Poseł PO opublikował ten dokument na Twitterze. "Składamy wniosek do ABW o informacje, czy Pan Adam Andruszkiewicz daje gwarancje bezpieczeństwa w kontekście jego pracy w Ministerstwie Cyfryzacji" - napisał.
Wraz z @MKierwinski składamy wniosek do ABW o informacje czy Pan Adam Andruszkiewicz daje gwarancje bezpieczeństwa w kontekście jego pracy w Ministerstwie Cyfryzacji. pic.twitter.com/JxlQSY6JGV
— Cezary Tomczyk (@CTomczyk) 3 stycznia 2019
Marcin Kierwiński (PO-KO) ocenił, że ABW - w przypadku osoby "tak kontrowersyjnej" jak Adam Andruszkiewicz - powinna dokonać jej "dokładnego sprawdzenia".

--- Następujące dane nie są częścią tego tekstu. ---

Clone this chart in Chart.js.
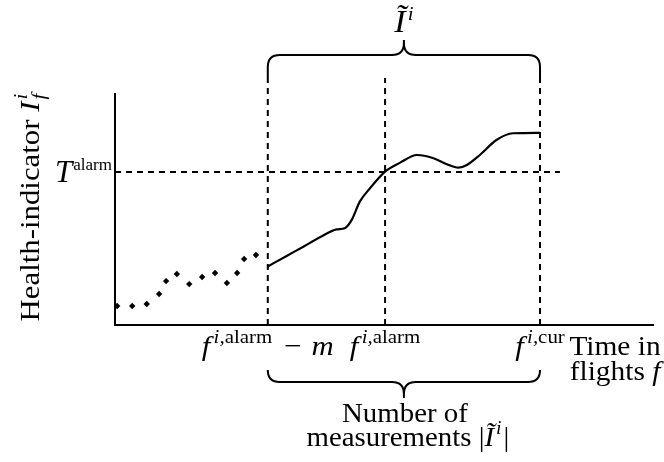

- Wnioskujemy do Agencji, aby udostępniła Polakom informacje na temat tego, w jaki sposób to sprawdzenie zostało dokonane, w jakim okresie było dokonywane, co było efektem tego sprawdzenia i wreszcie - czy pan premier Mateusz Morawiecki zapoznał się z tego typu raportem, czy podejmując tę decyzję, posłuchał służb państwa zajmujących się kwestiami ochrony kontrwywiadowczej - wymieniał parlamentarzysta.
Senator Jackowski uspokaja
Senator Prawa i Sprawiedliwości Jan Maria Jackowski pytany w czwartek przez dziennikarzy o inicjatywę PO, wyraził przekonanie, że ABW dokonała weryfikacji Adama Andruszkiewicza.
- W tym zakresie jest ogólnie znana procedura, która polega na tak zwanym sprawdzeniu, które podejmują służby w przypadku, gdy ktoś ma zostać powołany na ważną funkcję państwową. Nie mam żadnych podstaw, aby wątpić, że ta procedura została w pełni wykonana - powiedział Jackowski.